In Screen Saver the annual cycle of the chestnuts plays a major role. If the book were a novel the chestnuts would be one of the characters, and a complex one at that. But that annual cycle is not a phenomenon confined solely to the United States. That phenomenon also occurs every year in France. It occurs in le Jardin du Luxembourg. And le Jardin also plays a major role in Screen Saver. And like the chestnuts in America, le Jardin would be a character if the book were a novel. But there are significant, and beautiful, differences between French and American chestnuts. And a description of that beauty would have been an important, if tiny, addition to the text of the book. Those words did get written, but they didn't get included.

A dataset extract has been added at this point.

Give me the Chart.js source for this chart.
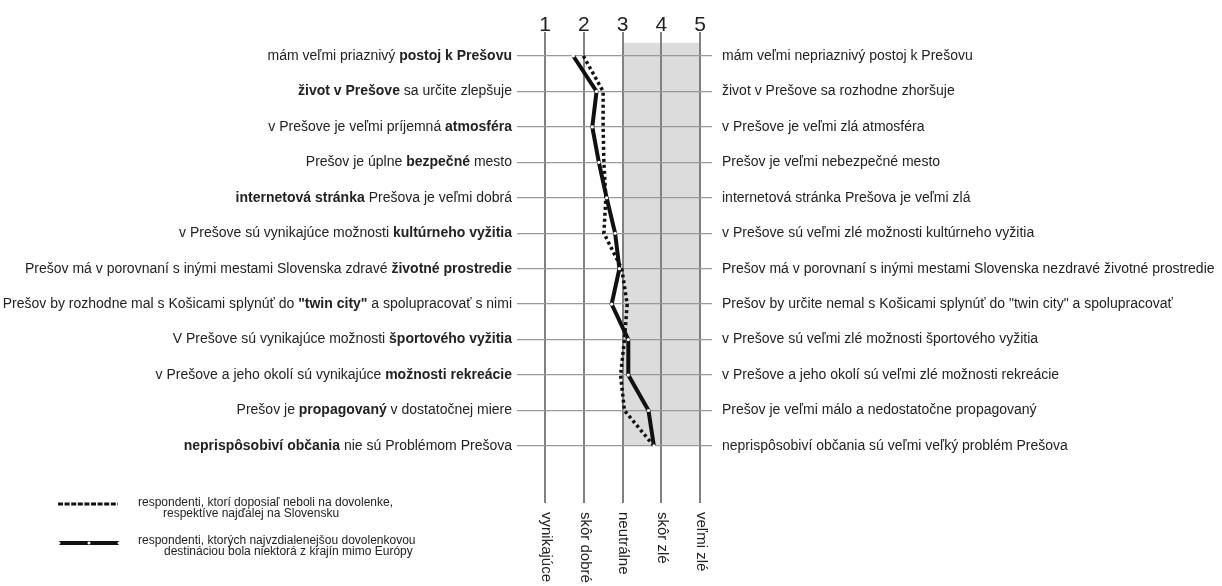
<!DOCTYPE html>
<html><head><meta charset="utf-8">
<script src="https://cdn.jsdelivr.net/npm/chart.js@4"></script>
<style>html,body{margin:0;padding:0;background:#fff}canvas{display:block}</style>
</head><body>
<canvas id="c" width="1222" height="586"></canvas>
<script>
// ---- data ----
const leftLabels = [
  'mám veľmi priaznivý **postoj k Prešovu**',
  '**život v Prešove** sa určite zlepšuje',
  'v Prešove je veľmi príjemná **atmosféra**',
  'Prešov je úplne **bezpečné** mesto',
  '**internetová stránka** Prešova je veľmi dobrá',
  'v Prešove sú vynikajúce možnosti **kultúrneho vyžitia**',
  'Prešov má v porovnaní s inými mestami Slovenska zdravé **životné prostredie**',
  'Prešov by rozhodne mal s Košicami splynúť do **"twin city"** a spolupracovať s nimi',
  'V Prešove sú vynikajúce možnosti **športového vyžitia**',
  'v Prešove a jeho okolí sú vynikajúce **možnosti rekreácie**',
  'Prešov je **propagovaný** v dostatočnej miere',
  '**neprispôsobiví občania** nie sú Problémom Prešova'
];
const rightLabels = [
  'mám veľmi nepriaznivý postoj k Prešovu',
  'život v Prešove sa rozhodne zhoršuje',
  'v Prešove je veľmi zlá atmosféra',
  'Prešov je veľmi nebezpečné mesto',
  'internetová stránka Prešova je veľmi zlá',
  'v Prešove sú veľmi zlé možnosti kultúrneho vyžitia',
  'Prešov má v porovnaní s inými mestami Slovenska nezdravé životné prostredie',
  'Prešov by určite nemal s Košicami splynúť do "twin city" a spolupracovať',
  'v Prešove sú veľmi zlé možnosti športového vyžitia',
  'v Prešove a jeho okolí sú veľmi zlé možnosti rekreácie',
  'Prešov je veľmi málo a nedostatočne propagovaný',
  'neprispôsobiví občania sú veľmi veľký problém Prešova'
];
const scaleValues = [1, 2, 3, 4, 5];
const scaleNames = ['vynikajúce', 'skôr dobré', 'neutrálne', 'skôr zlé', 'veľmi zlé'];
const seriesFar = [1.73, 2.33, 2.22, 2.39, 2.59, 2.81, 2.92, 2.72, 3.15, 3.15, 3.67, 3.81];
const seriesNear = [1.99, 2.50, 2.50, 2.52, 2.57, 2.52, 2.98, 3.12, 3.05, 2.95, 3.05, 3.81];
const legendNear = ['respondenti, ktorí doposiaľ neboli na dovolenke,', 'respektíve najďalej na Slovensku'];
const legendFar = ['respondenti, ktorých najvzdialenejšou dovolenkovou', 'destináciou bola niektorá z krajín mimo Európy'];
const shadeFrom = 3, shadeTo = 5;

const rows = leftLabels.map((_, i) => i + 1);
const FONT = '"Liberation Sans", Arial, sans-serif';
const LBL = '14px ';

function richSegments(s) {
  return s.split('**').map((t, i) => ({ t, bold: i % 2 === 1 })).filter(p => p.t.length);
}

const decor = {
  id: 'decor',
  beforeDraw(chart) {
    const ctx = chart.ctx, x = chart.scales.x, y = chart.scales.y;
    ctx.save();
    ctx.fillStyle = '#dcdcdc';
    const x0 = x.getPixelForValue(shadeFrom), x1 = x.getPixelForValue(shadeTo);
    const y0 = y.getPixelForValue(0.63), y1 = y.getPixelForValue(rows.length);
    ctx.fillRect(x0, y0, x1 - x0, y1 - y0);
    ctx.restore();
  },
  afterDraw(chart) {
    const ctx = chart.ctx, x = chart.scales.x, y = chart.scales.y, a = chart.chartArea;
    ctx.save();
    ctx.fillStyle = '#222';
    // top numbers
    ctx.font = '21px ' + FONT;
    ctx.textAlign = 'center';
    ctx.textBaseline = 'alphabetic';
    scaleValues.forEach(v => ctx.fillText(String(v), x.getPixelForValue(v), 31));
    // bottom rotated names
    ctx.font = '15px ' + FONT;
    scaleNames.forEach((n, i) => {
      ctx.save();
      ctx.translate(x.getPixelForValue(scaleValues[i]) + 1, a.bottom + 9);
      ctx.rotate(Math.PI / 2);
      ctx.textAlign = 'left';
      ctx.textBaseline = 'middle';
      ctx.fillText(n, 0, 0);
      ctx.restore();
    });
    // left labels
    ctx.textBaseline = 'middle';
    ctx.textAlign = 'left';
    leftLabels.forEach((lab, i) => {
      const segs = richSegments(lab);
      let w = 0;
      segs.forEach(s => { ctx.font = (s.bold ? 'bold ' : '') + LBL + FONT; s.w = ctx.measureText(s.t).width; w += s.w; });
      let px = a.left - 5 - w;
      const py = y.getPixelForValue(rows[i]);
      segs.forEach(s => { ctx.font = (s.bold ? 'bold ' : '') + LBL + FONT; ctx.fillText(s.t, px, py); px += s.w; });
    });
    // right labels
    ctx.font = LBL + FONT;
    rightLabels.forEach((lab, i) => ctx.fillText(lab, a.right + 10, y.getPixelForValue(rows[i])));
    // legend
    ctx.lineCap = 'butt';
    ctx.strokeStyle = '#111';
    ctx.lineWidth = 3;
    ctx.setLineDash([5, 1.6]);
    ctx.beginPath(); ctx.moveTo(58, 504); ctx.lineTo(118, 504); ctx.stroke();
    ctx.setLineDash([]);
    ctx.lineWidth = 4;
    ctx.beginPath(); ctx.moveTo(59, 543); ctx.lineTo(119, 543); ctx.stroke();
    ctx.fillStyle = '#fff';
    [59, 89, 119].forEach(cx => { ctx.beginPath(); ctx.arc(cx, 543, 1.5, 0, Math.PI * 2); ctx.fill(); });
    ctx.fillStyle = '#222';
    ctx.font = '12px ' + FONT;
    ctx.textAlign = 'left';
    ctx.textBaseline = 'middle';
    ctx.fillText(legendNear[0], 138, 503);
    ctx.fillText(legendNear[1], 163, 514);
    ctx.fillText(legendFar[0], 138, 541);
    ctx.fillText(legendFar[1], 164, 552);
    ctx.restore();
  }
};

new Chart(document.getElementById('c'), {
  type: 'line',
  data: {
    datasets: [
      {
        label: legendFar.join(' '),
        data: rows.map((r, i) => ({ x: seriesFar[i], y: r })),
        borderColor: '#111',
        borderWidth: 4,
        pointRadius: 1.6,
        pointBackgroundColor: '#fff',
        pointBorderWidth: 0,
        tension: 0,
        order: 0
      },
      {
        label: legendNear.join(' '),
        data: rows.map((r, i) => ({ x: seriesNear[i], y: r })),
        borderColor: '#111',
        borderWidth: 3.5,
        borderDash: [3, 3],
        pointRadius: 0,
        tension: 0,
        order: 1
      }
    ]
  },
  options: {
    responsive: false,
    animation: false,
    devicePixelRatio: 1,
    layout: { padding: { left: 517, right: 510, top: 32, bottom: 83 } },
    plugins: { legend: { display: false }, tooltip: { enabled: false } },
    scales: {
      x: {
        type: 'linear', min: 0.277, max: 5.31,
        afterBuildTicks: ax => { ax.ticks = scaleValues.map(v => ({ value: v })); },
        ticks: { display: false },
        grid: { color: '#808080', lineWidth: 2, drawTicks: false },
        border: { display: false }
      },
      y: {
        type: 'linear', reverse: true, min: 0.323, max: 13.61,
        afterBuildTicks: ax => { ax.ticks = rows.map(v => ({ value: v })); },
        ticks: { display: false },
        grid: { color: '#999', lineWidth: 1.3, drawTicks: false },
        border: { display: false }
      }
    }
  },
  plugins: [decor]
});
</script>
</body></html>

So, blogs being the ultimate menders of all things needing fixing, those words are offered here.


They were horse chestnuts but their flowers were pink. They were not creamy-tan like their American cousins. They had the same dark maroon throats, but the rest of the petals were of an intensely pink brilliance that when seen seemed impossible to describe and equally impossible to ignore. In spring their vertically pruned branches formed huge spatulate palates spattered liberally with foaming globs of their intense dark pink flowers. The spinal paths of the center of le jardin were lined with them. They marched down from just beyond l'orangerie all the way to the formal orchards where in autumn the persimmons shouted out with their joyous deep orange in contrast to their barren, winter-scoured limbs.